Nuclear verdicts jumped 52% in 2024. A missing drug test adds 340% to the expected award. Here's what small fleets can actually do about it.
Herman Armstrong
Founder, FleetCollect • Former fleet compliance manager with 8+ years experience in DOT regulations and driver qualification file management.
Nuclear verdicts against corporations jumped 52% in 2024. The median award hit $51 million. A five-truck fleet can't survive a verdict that size — but the cheapest defense available is already sitting in a filing cabinet, assuming the paperwork is actually in there.
The Plaintiff Bar Shops Courts the Same Way Drivers Shop Routes
Plaintiff attorneys filing in California, Georgia, and Florida aren't doing it because that's where the crashes happen. They're doing it because that's where juries pay the most. It's the same logic a driver uses when routing around a scale house known for Level I inspections — rational actors gaming a patchwork system.
Reps. Tom Barrett and Ashley Hinson introduced the FAIR Trucking Act in September 2025, a bill that would pull any highway accident civil action against a commercial carrier into federal court when the amount in controversy exceeds $5 million. The press release from their offices states plainly that personal injury attorneys have been "manipulating lawsuits to be filed and tried in state courts they believe will have more favorable juries and a greater likelihood of larger payouts."
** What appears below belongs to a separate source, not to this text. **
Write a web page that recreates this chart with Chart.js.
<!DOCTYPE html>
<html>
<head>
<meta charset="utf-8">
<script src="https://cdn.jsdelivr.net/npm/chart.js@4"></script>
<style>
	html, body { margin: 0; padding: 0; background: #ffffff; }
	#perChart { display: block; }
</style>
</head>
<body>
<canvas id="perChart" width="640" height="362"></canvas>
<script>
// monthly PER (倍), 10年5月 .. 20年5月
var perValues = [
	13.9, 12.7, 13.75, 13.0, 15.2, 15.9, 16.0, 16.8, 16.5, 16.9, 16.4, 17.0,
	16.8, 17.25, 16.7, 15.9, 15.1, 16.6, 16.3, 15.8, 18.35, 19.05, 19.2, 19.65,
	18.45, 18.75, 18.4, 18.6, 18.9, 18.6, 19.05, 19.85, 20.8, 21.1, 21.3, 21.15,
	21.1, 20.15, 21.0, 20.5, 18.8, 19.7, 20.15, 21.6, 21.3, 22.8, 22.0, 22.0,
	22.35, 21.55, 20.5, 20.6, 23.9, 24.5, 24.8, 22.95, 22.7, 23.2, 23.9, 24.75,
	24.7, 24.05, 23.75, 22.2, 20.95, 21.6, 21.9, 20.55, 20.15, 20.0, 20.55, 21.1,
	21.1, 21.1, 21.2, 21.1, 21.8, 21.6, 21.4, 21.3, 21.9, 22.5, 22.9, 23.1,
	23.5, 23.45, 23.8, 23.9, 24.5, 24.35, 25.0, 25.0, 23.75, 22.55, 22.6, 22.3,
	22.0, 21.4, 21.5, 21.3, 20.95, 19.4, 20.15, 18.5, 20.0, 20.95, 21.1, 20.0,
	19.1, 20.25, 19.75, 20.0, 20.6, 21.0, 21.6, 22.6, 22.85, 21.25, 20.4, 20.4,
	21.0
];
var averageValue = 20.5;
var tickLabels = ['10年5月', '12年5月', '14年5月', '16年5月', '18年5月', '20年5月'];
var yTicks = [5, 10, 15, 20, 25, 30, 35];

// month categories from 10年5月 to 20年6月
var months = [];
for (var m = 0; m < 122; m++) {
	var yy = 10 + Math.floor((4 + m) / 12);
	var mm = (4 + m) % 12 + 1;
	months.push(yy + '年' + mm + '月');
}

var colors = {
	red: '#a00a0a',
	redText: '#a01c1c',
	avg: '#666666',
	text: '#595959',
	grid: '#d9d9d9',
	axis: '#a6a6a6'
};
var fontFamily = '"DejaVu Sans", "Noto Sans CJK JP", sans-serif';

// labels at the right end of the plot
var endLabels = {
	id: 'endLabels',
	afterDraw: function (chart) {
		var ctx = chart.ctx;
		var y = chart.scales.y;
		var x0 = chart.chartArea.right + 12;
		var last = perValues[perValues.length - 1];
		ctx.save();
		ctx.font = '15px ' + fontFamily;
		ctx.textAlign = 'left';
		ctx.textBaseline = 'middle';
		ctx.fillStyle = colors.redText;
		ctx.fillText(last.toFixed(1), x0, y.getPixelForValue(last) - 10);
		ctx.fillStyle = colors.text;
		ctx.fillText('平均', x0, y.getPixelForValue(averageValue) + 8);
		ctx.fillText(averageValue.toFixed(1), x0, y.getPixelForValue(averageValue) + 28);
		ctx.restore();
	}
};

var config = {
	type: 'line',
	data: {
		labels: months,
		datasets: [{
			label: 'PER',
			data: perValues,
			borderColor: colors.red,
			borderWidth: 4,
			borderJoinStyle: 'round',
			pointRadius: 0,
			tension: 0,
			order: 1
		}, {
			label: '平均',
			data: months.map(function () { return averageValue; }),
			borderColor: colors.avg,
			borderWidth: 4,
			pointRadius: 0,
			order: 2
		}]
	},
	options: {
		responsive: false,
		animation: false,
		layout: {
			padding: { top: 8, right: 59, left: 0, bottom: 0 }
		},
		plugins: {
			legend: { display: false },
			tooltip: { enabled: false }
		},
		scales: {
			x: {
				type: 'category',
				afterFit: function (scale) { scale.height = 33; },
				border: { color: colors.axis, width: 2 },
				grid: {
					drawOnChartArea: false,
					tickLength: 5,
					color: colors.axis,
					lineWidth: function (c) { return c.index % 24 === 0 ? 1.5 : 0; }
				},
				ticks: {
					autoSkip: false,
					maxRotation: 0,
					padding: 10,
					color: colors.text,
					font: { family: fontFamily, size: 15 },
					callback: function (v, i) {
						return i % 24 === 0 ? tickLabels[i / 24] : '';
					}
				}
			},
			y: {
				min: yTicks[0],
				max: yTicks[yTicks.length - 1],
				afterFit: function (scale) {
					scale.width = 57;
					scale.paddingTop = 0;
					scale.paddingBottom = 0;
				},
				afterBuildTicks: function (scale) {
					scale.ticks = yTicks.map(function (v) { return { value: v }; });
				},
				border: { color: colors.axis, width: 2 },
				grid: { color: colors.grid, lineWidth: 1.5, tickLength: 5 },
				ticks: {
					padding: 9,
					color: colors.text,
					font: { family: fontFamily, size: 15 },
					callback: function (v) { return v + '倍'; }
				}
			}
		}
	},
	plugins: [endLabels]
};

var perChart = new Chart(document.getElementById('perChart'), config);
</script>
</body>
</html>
That bill has not passed. The Surface Transportation Reauthorization Act expires in September 2026, and ATA is pushing to attach tort reform to that must-pass legislation. It's a reasonable political strategy and a long shot at the same time. Congress is not riding to your rescue on any fixed schedule.
What Actually Inflates a Verdict — The ATRI Numbers Are Brutal
ATRI's forensic litigation analysis, released December 2025, puts hard multipliers on specific carrier failures. Substance abuse allegations add 340.7% to the expected award. Improper hiring or onboarding allegations add 272.3%. Gross negligence tacks on 193.4%.
Those numbers map almost perfectly to the driver qualification file requirements under 49 CFR Part 391. Missing drug test? That's the substance abuse allegation. Didn't pull prior employment verification? That's the improper hiring claim. The paperwork failure and the verdict multiplier are the same thing, just named differently depending on which side of the courtroom you're sitting on.
ATRI also estimates the industry loses more than $102.8 million annually from cases eligible for federal court that stay in state courts because of procedural barriers. That number should make every small carrier furious at the tort lawyers engineering it.
"The skyrocketing number of nuclear verdicts is driving up insurance rates to unsustainable levels... trucking companies — the vast majority of which are small businesses — are one bad verdict away from being forced to permanently shut their doors."
— Chris Spear, President & CEO, American Trucking Associations
The Compliance-Trap Paradox — More Safety Can Mean More Liability
ATRI's forensic report documents that carriers who invest in safety programs beyond the FMCSR minimums — better cameras, stricter internal policies, enhanced driver monitoring — can have those self-imposed standards weaponized against them. Plaintiff attorneys argue that if you built a higher benchmark for yourself, that benchmark is now the real standard. Miss your own policy once, and you've handed them a gross negligence argument on a platter.
That's not a reason to cut corners. It's a reason to be precise and consistent. Erratic compliance is the worst of both worlds: you carry the liability exposure of having internal policies without the protection of actually following them.
The rational move for a small fleet isn't to layer on unenforceable internal promises you can't sustain. Build your compliance baseline to meet FMCSRs cleanly and document every inch of it.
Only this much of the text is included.